Le premier procès au pénal de Deliveroo pour travail dissimulé s’est achevé le 16 mars 2022 : le parquet a requis la peine maximale de 375 000 euros d’amende et un an de prison avec sursis pour les deux dirigeants de la filiale française du géant de la livraison. Le tribunal a établi, comme à chaque fois dans ce genre d’affaire, qu’un lien de subordination existait bien entre la société et ses livreurs.
Deliveroo a déjà fait face à plusieurs procès en France pour travail dissimulé devant les prud’hommes, ayant toujours abouti à une requalification en contrat de travail du lien entre ses livreurs et la société, à cause d’un lien de subordination manifeste.
Premier procès au pénal pour Deliveroo en France pour travail dissimulé
Mais, pour la première fois, mi-mars 2022, la société de livraison et trois de ses anciens cadres dirigeants comparaissaient au pénal en France, devant le tribunal correctionnel de Paris, face à plus d’une centaine de livreurs, constitués parties civiles. L’affaire concerne la période 2015-2017.

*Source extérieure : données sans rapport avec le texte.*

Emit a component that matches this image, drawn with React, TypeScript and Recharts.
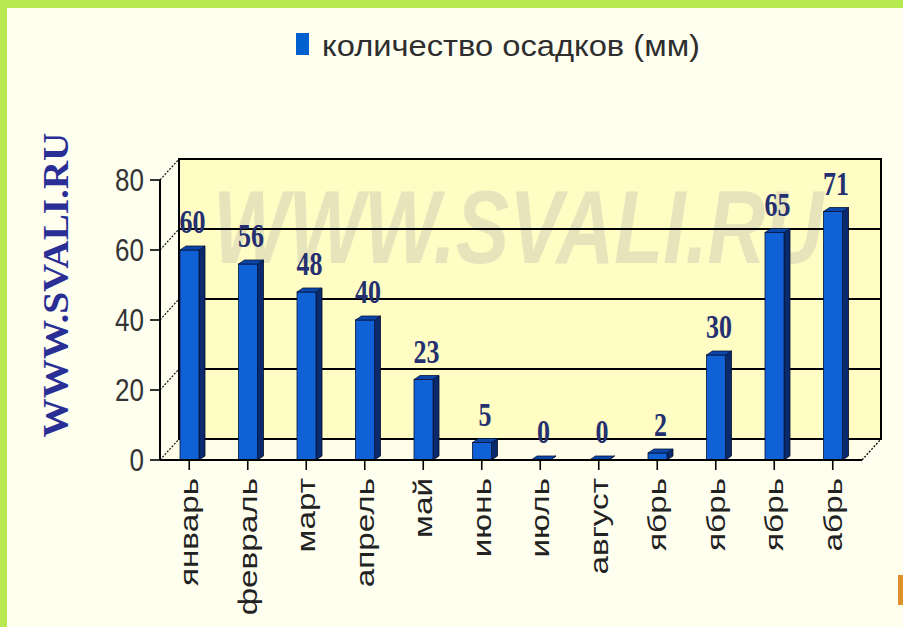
import React from 'react';
import { BarChart, Bar, XAxis, YAxis, CartesianGrid, ReferenceArea, LabelList, Legend } from 'recharts';

const months = ['январь', 'февраль', 'март', 'апрель', 'май', 'июнь', 'июль', 'август', 'ябрь', 'ябрь', 'ябрь', 'абрь'];
const precipitation = [60, 56, 48, 40, 23, 5, 0, 0, 2, 30, 65, 71];
const yTicks = [0, 20, 40, 60, 80];
const seriesName = 'количество осадков (мм)';

const data = months.map((month, i) => ({ month, value: precipitation[i] }));

// depth of the 3D box (back wall offset)
const DX = 19;
const DY = 21;
// text in this chart is drawn tall and narrow
const STRETCH = 1.3;

const SANS = "'Liberation Sans', Arial, sans-serif";
const SERIF = "'Liberation Serif', 'Times New Roman', serif";

const BackWall = (props: any) => {
  const { x, y, width, height } = props;
  const bottom = y + height;
  return (
    <g>
      <polygon
        points={`${x},${bottom} ${x + DX},${bottom - DY} ${x + width + DX},${bottom - DY} ${x + width},${bottom}`}
        fill="#fffde8"
      />
      <rect x={x + DX} y={y - DY} width={width} height={height} fill="#fffcc4" stroke="#000" strokeWidth={2} />
      <line x1={x + width} y1={bottom} x2={x + width + DX} y2={bottom - DY} stroke="#111" strokeWidth={1.4} strokeDasharray="2 1.5" />
      <text
        transform={`translate(${x + 53} ${y + 83}) scale(1 ${STRETCH})`}
        fontFamily={SANS}
        fontWeight="bold"
        fontStyle="italic"
        fontSize={80}
        fill="#c9c7b4"
        fillOpacity={0.45}
      >
        WWW.SVALI.RU
      </text>
    </g>
  );
};

const GridLine = (props: any) => {
  const { x1, y1, x2, index } = props;
  return (
    <g key={`grid-${index}`}>
      <line x1={x1} y1={y1} x2={x1 + DX} y2={y1 - DY} stroke="#111" strokeWidth={1.2} strokeDasharray="2 1.5" />
      <line x1={x1 + DX} y1={y1 - DY} x2={x2 + DX} y2={y1 - DY} stroke="#000" strokeWidth={2} />
    </g>
  );
};

const Bar3D = (props: any) => {
  const { x, y, width, height } = props;
  const sd = 6;
  const su = 4;
  const bottom = y + height;
  return (
    <g>
      <polygon
        points={`${x + width},${y} ${x + width + sd},${y - su} ${x + width + sd},${bottom - su} ${x + width},${bottom}`}
        fill="#0b2a6e"
        stroke="#050d25"
        strokeWidth={0.8}
      />
      <rect x={x} y={y} width={width} height={height} fill="#1161d6" stroke="#06143a" strokeWidth={0.8} />
      <polygon
        points={`${x},${y} ${x + sd},${y - su} ${x + width + sd},${y - su} ${x + width},${y}`}
        fill="#0b47aa"
        stroke="#06143a"
        strokeWidth={0.8}
      />
    </g>
  );
};

const ValueLabel = (props: any) => {
  const { x, y, width, value } = props;
  const cx = x + width / 2 + 3;
  const by = y - 17;
  return (
    <text
      transform={`translate(${cx} ${by}) scale(1 ${STRETCH})`}
      textAnchor="middle"
      fontFamily={SERIF}
      fontWeight="bold"
      fontSize={26}
      fill="#243070"
    >
      {value}
    </text>
  );
};

const YTick = (props: any) => {
  const { x, y, payload } = props;
  return (
    <text
      transform={`translate(${x - 4} ${y}) scale(1 1.2)`}
      textAnchor="end"
      dy="0.36em"
      fontFamily={SANS}
      fontSize={26}
      fill="#333"
    >
      {payload.value}
    </text>
  );
};

const XTick = (props: any) => {
  const { x, y, payload } = props;
  return (
    <text
      transform={`translate(${x} ${y + 6}) rotate(-90) scale(1.28 1)`}
      textAnchor="end"
      dy="0.35em"
      fontFamily={SANS}
      fontSize={26}
      fill="#222"
    >
      {payload.value}
    </text>
  );
};

const LegendContent = (props: any) => {
  const item = props.payload && props.payload[0];
  return (
    <svg width={903} height={40} style={{ display: 'block' }}>
      <rect x={296} y={5} width={13} height={22} fill={item ? item.color : '#0060d0'} />
      <text
        transform={`translate(322 28) scale(1 1.25)`}
        fontFamily={SANS}
        fontSize={24}
        fill="#2e2e2e"
        textLength={378}
        lengthAdjust="spacingAndGlyphs"
      >
        {item ? item.value : seriesName}
      </text>
    </svg>
  );
};

export default function App() {
  return (
    <div style={{ position: 'absolute', left: 0, top: 0, width: 903, height: 627, background: '#fffff0', overflow: 'hidden' }}>
      <BarChart width={903} height={627} data={data} margin={{ top: 180, right: 41, bottom: 17, left: 100 }}>
        <ReferenceArea y1={0} y2={80} shape={<BackWall />} ifOverflow="visible" zIndex={-200} />
        <CartesianGrid vertical={false} horizontal={GridLine} zIndex={-100} />
        <XAxis
          dataKey="month"
          height={150}
          interval={0}
          tick={<XTick />}
          tickSize={10}
          axisLine={{ stroke: '#000', strokeWidth: 2 }}
          tickLine={{ stroke: '#000', strokeWidth: 1.6 }}
        />
        <YAxis
          width={60}
          domain={[0, 80]}
          ticks={yTicks}
          tick={<YTick />}
          tickSize={10}
          axisLine={{ stroke: '#000', strokeWidth: 2 }}
          tickLine={{ stroke: '#000', strokeWidth: 1.6 }}
        />
        <Legend
          layout="horizontal"
          verticalAlign="middle"
          align="center"
          content={<LegendContent />}
          wrapperStyle={{ top: 28, left: 0, width: 903, height: 40 }}
        />
        <Bar dataKey="value" name={seriesName} fill="#0060d0" barSize={19} shape={<Bar3D />} isAnimationActive={false}>
          <LabelList dataKey="value" content={<ValueLabel />} />
        </Bar>
      </BarChart>
      <svg width={120} height={627} style={{ position: 'absolute', left: 0, top: 0 }}>
        <text
          transform="translate(68 285) rotate(-90) scale(1.12 1)"
          textAnchor="middle"
          fontFamily={SERIF}
          fontWeight="bold"
          fontSize={35}
          fill="#2a2f96"
        >
          WWW.SVALI.RU
        </text>
      </svg>
      <div style={{ position: 'absolute', left: 0, top: 0, width: 903, height: 8, background: '#b6ea50' }} />
      <div style={{ position: 'absolute', left: 0, top: 0, width: 7, height: 627, background: '#b6ea50' }} />
      <div style={{ position: 'absolute', left: 898, top: 575, width: 5, height: 30, background: '#e0902a' }} />
    </div>
  );
}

Au terme de cinq jours d’audience, le parquet a requis la peine maximale pour ce type d’affaire, à savoir 375 000 euros d’amende pour la plateforme. La procureure a estimé que Deliveroo avait « instrumentalisé et détourné la régulation du travail » pour organiser une « dissimulation systémique » du statut des livreurs, qu’elle aurait dû salarier au lieu de les employer en tant qu’indépendants.
Le parquet requiert la peine maximale pour Deliveroo
Le réquisitoire conclut notamment que le lien de subordination entre Deliveroo et ses livreurs était établi par « un faisceau d’indices », ce qui concernait « des milliers de travailleurs » : directives, contrôles (délais de livraison, itinéraires, indicateurs de performance…), sanctions, mode et niveau de la rémunération, fixation des horaires… Un cadre bien loin d’une simple mise en relation entre restaurateurs et clients.
Le parquet a également requis l’affichage et la diffusion de la décision de justice sur la page d’accueil du site et de l’application, ainsi que devant les locaux de l’entreprise pendant deux mois. La procureure a également réclamé la confiscation des trois millions d’euros saisis par l’Urssaf pendant la procédure.
Les anciens dirigeants de Deliveroo France risque de la prison avec sursis
Le parquet a aussi proposé de condamner les deux dirigeants de Deliveroo France de l’époque, Adrien Falcon et Hugues Decosse, à un an d’emprisonnement avec sursis et 30 000 euros d’amende. L’ancien directeur des opérations, Elie de Moustier, pourrait écoper, quant à lui, de quatre mois de prison et 10 000 euros d’amende.
L’avocat de Deliveroo et des trois anciens dirigeants a plaidé la relaxe. L’entreprise a déclaré, via un communiqué, qu’elle « conteste catégoriquement l’ensemble des chefs d’accusation », tout en précisant aussi que son modèle avait été « largement modifié » depuis 215-2017.
Une communication pour le moins bancale : Deliveroo conteste l’accusation – comme si rien de ce qu’on lui reprochait n’était réel –, tout en affirmant qu’elle a modifié ses pratiques managériales depuis – comme si, effectivement, son comportement posait problème.
Décision attendue pour le 19 avril 2022
La décision du tribunal correctionnel est attendue pour le 19 avril 2022. Peu de chance que la relaxe soit prononcée, tous les procès précédents ayant établi que le lien de subordination était bien réel. La condamnation de Deliveroo semble donc plus que probable, à voir quelle condamnation décidera le juge.
De façon plus globale, la Commission Européenne finalise une directive sur travail et plateformes numériques. Elle établirait notamment une présomption de salariat si les plateformes exercent un certain niveau de contrôle sur ce travail – cas typique de plateforme de VTC et de livraison, en particulier de nourriture.